From your comment, it seems that space is tight and the additional memory overhead of the binary search and stencil creation is prohibitive for your application. In that case I would follow the advice I offered in a comment to Roger Dahl's answer, and use a custom copy kernel instead. Thrust device vectors can be cast to a pointer you can pass directly to a kernel (thrust::raw_pointer_cast), so it need not interfere with your existing thrust code. I would suggest using a block of threads per row to copy, that allows coalescing of reads and writes and should perform a lot better than using thrust::copy for each row. A very simple implementation might look something like this (reusing most of my thrust example):

#include <thrust/copy.h>
#include <thrust/iterator/counting_iterator.h>
#include <thrust/device_vector.h>
#include <cstdio>

__global__ 
void rowcopykernel(const float *in, float *out, const int *list, const int m, const int n, const int l)
{
    __shared__ const float * inrowp; 
    __shared__ float * outrowp;

    if (threadIdx.x == 0) {
        inrowp = (blockIdx.x < l) ? in + (n*list[blockIdx.x]) : 0;
        outrowp = out + (n*blockIdx.x);
    }
    __syncthreads();

    for(int i=threadIdx.x; (inrowp != 0) && (i<n); i+=blockDim.x) {
        *(outrowp+i) = *(inrowp+i);
    }
}

int main(void)
{
    // dimensions of the problem
    const int m=20, n=5, l=4;

    // Sample matrix containing 0...(m*n)
    thrust::counting_iterator<float> indices(0.f);
    thrust::device_vector<float> in_matrix(m*n);
    thrust::copy(indices, indices+(m*n), in_matrix.begin());

    // device vector contain rows to select
    thrust::device_vector<int> select(l);
    select[0] = 1;
    select[1] = 4;
    select[2] = 9;
    select[3] = 16;

    // Output matrix
    thrust::device_vector<float> out_matrix(l*n);

    // raw pointer to thrust vectors
    int * selp = thrust::raw_pointer_cast(&select[0]);
    float * inp = thrust::raw_pointer_cast(&in_matrix[0]);
    float * outp = thrust::raw_pointer_cast(&out_matrix[0]);

    dim3 blockdim = dim3(128);
    dim3 griddim = dim3(l);
    rowcopykernel<<<griddim,blockdim>>>(inp, outp, selp, m, n, l);

    for(int i=0; i<(l*n); i++) {
        float val = out_matrix[i];
        printf("%i %f\n", i, val);
    }
}

(standard disclaimer: use at your own risk).

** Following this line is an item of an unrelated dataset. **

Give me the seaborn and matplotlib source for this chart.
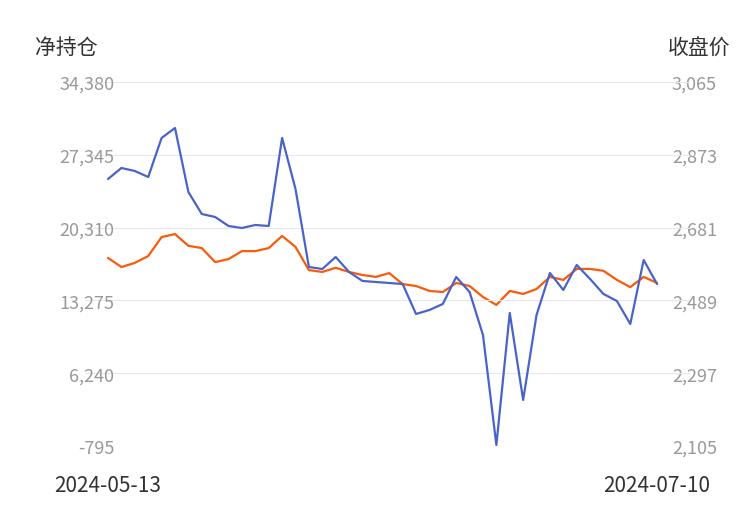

The execution parameter selection could be made fancier, but otherwise that should be about all that is required. If your rows are very small, you might want to investigate using a warp per row rather than a block (so one block copies several rows). If you have more than 65535 output rows, then you will need to either use a 2D grid, or modify the code to have each block do multiple rows. But, as with the thrust based solution about, this should get you started.